Creation of Public Port Districts

The idea that the public, through an independent government agency, should own harbor property and develop and operate terminals, piers, warehouses, and similar facilities was radical and controversial when proposed more than a century ago, although perhaps no more so than if it were to be proposed in the first instance today. The push for public ports was part of the broader Progressive movement that (along with reforms such as labor rights, woman suffrage, and prohibition) advocated municipal ownership of transportation facilities, water and electric utilities, and other essential infrastructure. 

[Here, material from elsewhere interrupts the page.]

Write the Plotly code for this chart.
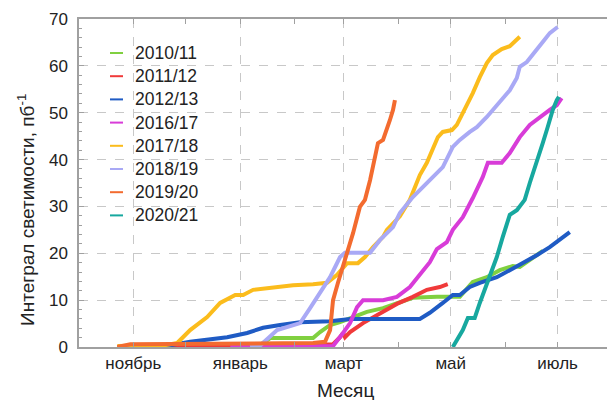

In Washington, the battle for public control of the waterfront was largely a battle against the railroads.  The arrival of transcontinental railroads in the 1870s was essential to Washington Territory's development, but to get the transcontinental lines civic leaders gave away large swathes of harbor land to the railroads, handing them a stranglehold over the region's trade and commerce. Railroad companies used their control over wharf availability and rates to fill their own trains with cargo, rather than to promote trade and make it easier for the area's merchants and farmers to import and export goods.  And with each competing track and dock owner looking out for its own interest, coordinated harbor development was difficult to achieve.  Civil engineers and city planners, who were prominent in the state's Progressive movement, argued that only public ownership and development of harbor areas would bring the coordinated modernization and expansion of facilities necessary for Washington ports to claim their share of growing world trade. 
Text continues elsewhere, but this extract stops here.